The scene then goes to Will Drake’s room where Tristan has broken in. A steamy, almost-sex scene ensues. Right when Tristan is about to kill Will, Gaga comes (out of nowhere, might I add) and shakes her head. The makeout scene is over. Thanks again for letting us down, Murph. Then, another almost-sex scene between Sally (Sarah Paulson) and John happens in the elevator after he accuses her of murdering Gabriel. And then, like the one before it, it stops. Murphy must have been fighting with his significant other and had a major case of blue balls in this episode, otherwise he wouldn’t be doing this.
Iris (Kathy Bates) is looking for places for her and Donovan (Matt Bomer) to live now that Gaga has kicked him out. Some seemingly meaningful fight breaks out, and Donovan pretty much berates Iris to nothing. He complains about his daddy issues and how when they lived in a hippie combine, she fed him so much fiber he “shit himself in school.” So far, this episode is a whole lot of nothing. Half the time I was watching the show, I was hoping for commercials, so I wouldn’t have to live through the pain of episode three.
Donovan then leaves, and goes to feed his heroin addiction by feeding on some dirty, HEP-C-laden junkies. After feeding on almost every junkie under the overpass, he sees a woman that has some car trouble. After approaching her with a knife, she turns, tazes him and finally my personal favorite, Ramona Royale (Angela Bassett) is introduced into the plot.
The scene then cuts (AGAIN) and goes to boring Alex and John. She serves him some divorce papers (as she should), and he starts a pity party.
Gaga is talking to Will, and she explains to him why she’s there and how she lost her money to Bernie Madoff’s pyramid scheme. A steamy scene ensues, and in true Murphy fashion, we are left with blue balls again. Her plan is revealed that she is going to marry him, take his money and then kill him. Talk about a black widow.
Some other boring stuff happens with John’s 10 Commandments and Alex, and Alex sees Holden in the hallway, where he addresses her as “Mommy.”
And here’s the funny part. Iris decides she wants to commit suicide by overdose, just like her beloved son. Hypo Sally decides to give her a dose of her best stuff to put her to sleep forever. Sally demands that she better not have any unfinished business, so she doesn’t come back and haunt her (I don’t blame her). And the scene cuts.
Then ANGELA BASSETT. YAY! She tells her backstory on her love affair for almost a century with Gaga, and then she gets rid of Gaga. When Ramona tries to make a forever lover, Gaga comes and shoots her lover in the head.
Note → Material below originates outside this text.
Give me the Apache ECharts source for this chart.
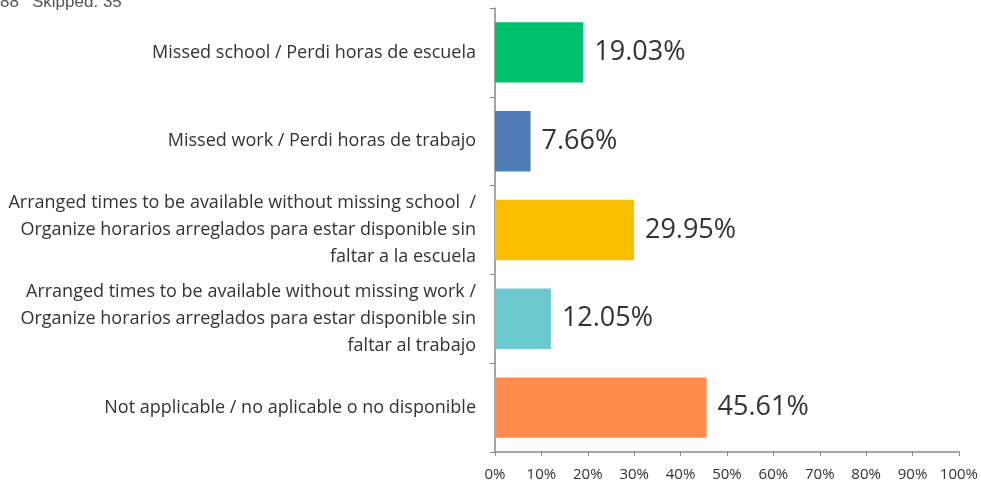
<!DOCTYPE html>
<html>
<head>
<meta charset="utf-8">
<script src="https://cdn.jsdelivr.net/npm/echarts@6/dist/echarts.min.js"></script>
<style>
html,body{margin:0;padding:0;background:#fff;}
#chart{width:981px;height:482px;}
</style>
</head>
<body>
<div id="chart"></div>
<script>
const categories = [
  "Missed school / Perdi horas de escuela",
  "Missed work / Perdi horas de trabajo",
  "Arranged times to be available without missing school  /\nOrganize horarios arreglados para estar disponible sin\nfaltar a la escuela",
  "Arranged times to be available without missing work /\nOrganize horarios arreglados para estar disponible sin\nfaltar al trabajo",
  "Not applicable / no aplicable o no disponible"
];
const values = [19.03, 7.66, 29.95, 12.05, 45.61];
const colors = ["#00BF6F", "#507CB6", "#F9BE00", "#6BC8CD", "#FF8B4F"];
const xTicks = [0, 10, 20, 30, 40, 50, 60, 70, 80, 90, 100];
const answeredText = "Answered: 288";
const skippedText = "Skipped: 35";

const chart = echarts.init(document.getElementById('chart'), null, {renderer: 'canvas'});
chart.setOption({
  animation: false,
  graphic: [
    {type: 'text', x: 19, y: 11,
      style: {text: answeredText, fill: '#555', textAlign: 'right', textVerticalAlign: 'bottom',
        font: '17px "Liberation Sans", Arial, sans-serif'}},
    {type: 'text', x: 32, y: 11,
      style: {text: skippedText, fill: '#555', textAlign: 'left', textVerticalAlign: 'bottom',
        font: '17px "Liberation Sans", Arial, sans-serif'}}
  ],
  grid: {left: 495, right: 21, top: 8, bottom: 30, containLabel: false},
  xAxis: {
    type: 'value', min: xTicks[0], max: xTicks[xTicks.length - 1], interval: 10,
    axisLine: {show: true, lineStyle: {color: '#888', width: 1.5}},
    axisTick: {show: true, length: 4, inside: false, lineStyle: {color: '#888'}},
    splitLine: {show: false},
    axisLabel: {formatter: v => v + '%', color: '#333', fontSize: 15, margin: 15,
      fontFamily: '"Open Sans", sans-serif'}
  },
  yAxis: {
    type: 'category', data: categories, inverse: true,
    axisLine: {show: true, lineStyle: {color: '#888', width: 1.5}},
    axisTick: {show: true, length: 5, lineStyle: {color: '#888'}},
    axisLabel: {color: '#333', fontSize: 18, lineHeight: 27, margin: 19, align: 'right',
      fontFamily: '"Open Sans", sans-serif'}
  },
  series: [{
    type: 'bar',
    data: values.map((v, i) => ({value: v, itemStyle: {color: colors[i]}})),
    barWidth: '68%',
    label: {show: true, position: 'right', distance: 11, formatter: p => p.value.toFixed(2) + '%',
      color: '#333', fontSize: 27, fontFamily: '"Open Sans", sans-serif'}
  }]
});
</script>
</body>
</html>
God. CAN THIS EPISODE GET ANY MORE DUMB??
Sally, waiting by the side of Iris, wonders why the heroin is not killing her. She then puts a bag on her head to kill her. Donovan rushes in just as his mother is dying, after having a revelation with Ramona. AND HE TURNS HER INTO A VAMPIRE. GUESS WHAT? NOTHING is worse than a KATHY BATES vampire. I almost don’t even want to watch this show anymore because of that scene alone. The only thing I can imagine worse than a Kathy Bates vampire is a quadruple wisdom teeth removal with no novacaine.
Overall, this episode SUCKED. I don’t know WHAT the hell Murphy is doing with this show, but it’s not working. I was the biggest fan of AHS when it came out. And now, I’m just another disappointed viewer. Maybe I am a Murphy hater, or maybe I just know a good show when I see one.